Similarity Testing

A video version of this tutorial is available:

The written version of the tutorial follows.

RAW has the ability to test scattering profiles for statistical similarity. Currently, only one test is available: the Correlation Map test. This can be done manually, and is also done automatically when scattering profiles are averaged. This can be useful when you’re dealing with data that may show changes in scattering from radiation damage or other possible sources.

  1. Clear any data loaded into RAW. Load all of the profiles in the Tutorial_Data/damage_data folder into the Profiles plot. Show only the top plot.

    • Tip: In the Files tab, click the “Clear All” button.
  2. Put the plot on a log-log scale. You should see that the profiles are different at low q.

    • Note: These data are showing what radiation damage looks like in a data set. They are consecutive profiles from the same sample, and as total exposure of the sample increase (frame number increases), the sample damages. In this case, the damage is manifesting as aggregation, which shows up as an uptick in the profiles at low q.


  3. Select all of the profiles and average them. You will get a warning message informing you that not all the files are statistically the same.

    • Note: This is only as good as the statistical test being used, and the cutoff threshold selected. In the advanced options panel you can select the test, whether or not it is corrected for multiple testing, and the threshold used.

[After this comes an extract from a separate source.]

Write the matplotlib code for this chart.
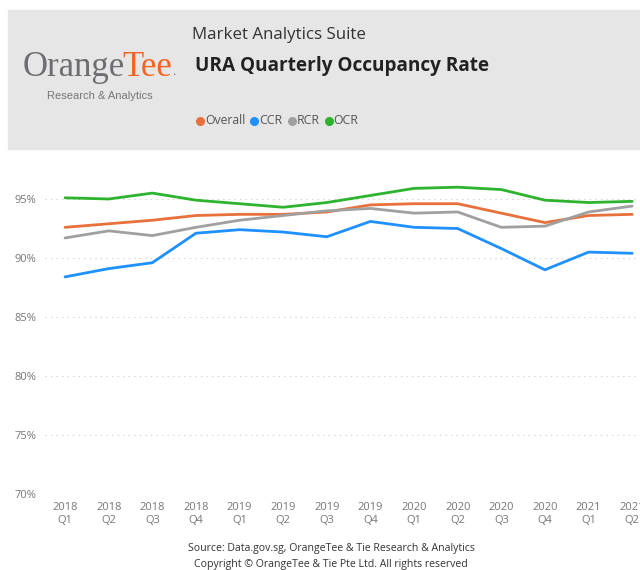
import matplotlib
matplotlib.use("Agg")
import matplotlib.pyplot as plt
import numpy as np

plt.rcParams['font.family'] = ['Open Sans', 'DejaVu Sans']

# quarters on the x axis
quarters = ["2018\nQ1", "2018\nQ2", "2018\nQ3", "2018\nQ4",
            "2019\nQ1", "2019\nQ2", "2019\nQ3", "2019\nQ4",
            "2020\nQ1", "2020\nQ2", "2020\nQ3", "2020\nQ4",
            "2021\nQ1", "2021\nQ2"]

# occupancy rates (%)
overall = [92.6, 92.9, 93.2, 93.6, 93.7, 93.7, 93.9, 94.5, 94.6, 94.6, 93.8, 93.0, 93.6, 93.7]
ccr = [88.4, 89.1, 89.6, 92.1, 92.4, 92.2, 91.8, 93.1, 92.6, 92.5, 90.8, 89.0, 90.5, 90.4]
rcr = [91.7, 92.3, 91.9, 92.6, 93.2, 93.6, 94.0, 94.2, 93.8, 93.9, 92.6, 92.7, 93.9, 94.4]
ocr = [95.1, 95.0, 95.5, 94.9, 94.6, 94.3, 94.7, 95.3, 95.9, 96.0, 95.8, 94.9, 94.7, 94.8]

series_names = ["Overall", "CCR", "RCR", "OCR"]
series_colors = ["#E8703A", "#1E90FF", "#A0A0A0", "#2DB32D"]
yticks = [70, 75, 80, 85, 90, 95]

W, H = 640, 570
fig = plt.figure(figsize=(W / 100, H / 100), dpi=100)

# header panel, drawn in pixel coords
hdr = fig.add_axes([0, 0, 1, 1])
hdr.set_xlim(0, W)
hdr.set_ylim(H, 0)
hdr.axis("off")
hdr.add_patch(plt.Rectangle((8, 10), W - 8, 139, color="#E6E6E6", zorder=0))

# logo
logo = hdr.text(23, 76, "Orange", fontsize=25, family="Liberation Serif",
                color="#6D6E71", va="baseline", ha="left")
fig.canvas.draw()
bb = logo.get_window_extent()
tee = hdr.text(bb.x1 - 3, 76, "Tee", fontsize=25, family="Liberation Serif",
               color="#F26522", va="baseline", ha="left")
fig.canvas.draw()
bb2 = tee.get_window_extent()
hdr.text(bb2.x1, 75, ".", fontsize=9, family="Liberation Serif",
         color="#6D6E71", va="baseline", ha="left")
hdr.text(100, 96, "Research & Analytics", fontsize=8, color="#777777",
         ha="center", va="center", family="Liberation Sans")

hdr.text(192, 35, "Market Analytics Suite", fontsize=12.2, color="#333333",
         ha="left", va="center")
hdr.text(195, 66, "URA Quarterly Occupancy Rate", fontsize=13.7, color="#222222",
         fontweight="bold", ha="left", va="center")

# legend
lx = 200
for name, c in zip(series_names, series_colors):
    hdr.plot(lx, 121, "o", color=c, markersize=5.5)
    t = hdr.text(lx + 5, 121, name, fontsize=8.8, color="#555555", ha="left", va="center")
    fig.canvas.draw()
    lx = t.get_window_extent().x1 + 9

# footer
hdr.text(331, 549, "Source: Data.gov.sg, OrangeTee & Tie Research & Analytics",
         fontsize=7.6, color="#333333", ha="center", va="center")
hdr.text(331, 564, "Copyright \u00a9 OrangeTee & Tie Pte Ltd. All rights reserved",
         fontsize=7.6, color="#333333", ha="center", va="center")

# main chart
left, right = 45, 654
top, bottom = 165, 494
ax = fig.add_axes([left / W, 1 - bottom / H, (right - left) / W, (bottom - top) / H])
ax.patch.set_alpha(0)
x = np.arange(len(quarters))
for vals, c in zip([overall, ccr, rcr, ocr], series_colors):
    ax.plot(x, vals, color=c, linewidth=2.0, solid_capstyle="round", zorder=3)

ax.set_xlim(-0.46, 13.5)
ax.set_ylim(70, 70 + (bottom - top) / 11.8)
ax.set_yticks(yticks)
ax.set_yticklabels([f"{v}%" for v in yticks])
ax.set_xticks(x)
ax.set_xticklabels(quarters)
ax.grid(axis="y", color="#C8C8C8", linestyle=(0, (1, 4)), linewidth=0.8)
ax.grid(axis="x", visible=False)
for s in ax.spines.values():
    s.set_visible(False)
ax.tick_params(length=0, labelsize=8, colors="#777777")
ax.tick_params(axis="x", pad=6)
ax.tick_params(axis="y", pad=6)

fig.savefig("out.png", dpi=100)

  4. Click the “Average Only Similar Files” button.

    • Note: This averages only those profiles found to the same as the first file, for the given statistical test.
  5. Select all of the profiles except the new averaged one, and right click and select “Similarity Test”.


  6. The similarity testing window (above) shows the results of the pairwise tests done using the CorMap method. Expand the window and the Filename columns to allow you to see the full filenames along with the probabilities.


  7. Using the menu at the top, turn off multiple testing correction. Change the highlight less than value to 0.15, and highlight those pairs.


  8. Without multiple testing correction, and using a less stringent threshold for similarity, we see that more profiles are selected here (profiles 6-10) than were excluded from the average using the automatic test. Because we know radiation damage increases with dose, it is reasonable to suspect that we should discard profiles 6-10, not just 8-10 as in the automated version.

  9. Save the similarity test data as a .csv by clicking the “Save” button.

  10. Close the similarity testing window by clicking the “Done” button.

  11. Average profiles 1-5.

  12. Hide all of the profiles except the two averaged profiles on the plot.

    • Question: Is there a difference between the two? What about if you do a Guinier fit?
    • Note: In this case, the differences are subtle, a ~1-2% increase in Rg. So the automated determination did a reasonable job. However, it is generally good to double check your set of profiles both visually and using the Similarity Test panel when the automated test warns you of outlier profiles.